Thursday 23 April 2009

The 26th of July Movement

"Condemn me. It does not matter. History will absolve me" - Fidel Castro

On 26th November 1956 Castro and a group of fellow Cuban exiles set sail from Tuxpan in Mexico, aboard the yacht 'Granma', with the purpose of initiating a coup in Cuba. They went under the sobriquet 'The 26th of July Movement', named so after the failed attack on the Moncada Barracks, an army facility in the city of Santiago de Cuba, on 26th July 1953.

The seditionaries landed at Playa Las Coloradas near the eastern city of Manzanillo on December 2, 1956. They immediately sustained a remorseless attack by the Cuban Air Force. Of the 82 that travelled only 15 survived. Forsaken and without food, they wandered for two days until they found sanctuary in the Sierra Maestra mountain range.

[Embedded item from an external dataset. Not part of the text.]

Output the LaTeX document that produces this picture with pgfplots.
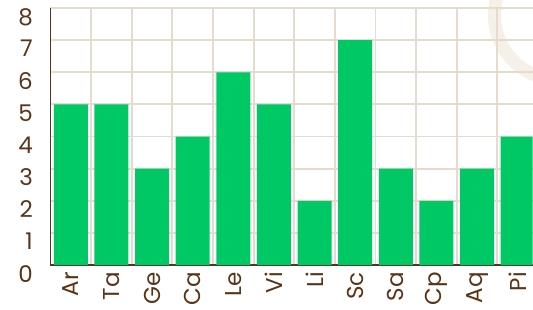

Among their number they counted Fidel and Raul Castro, Ernesto Guevara and a young man named Miguel. From their encampment in the mountains they began to wage a guerrilla war against the Batista government that would last the following two years.

Miguel turned out to be the proprietor of the location we were shooting the Paolo Nutini video at. He was such a hospitable, generous man; on wrap he invited the entire foreign contingent into his house and gave us each a cigar, a slug of his potent coconut rum moonshine, and a piece of florid tasting Persian nougat.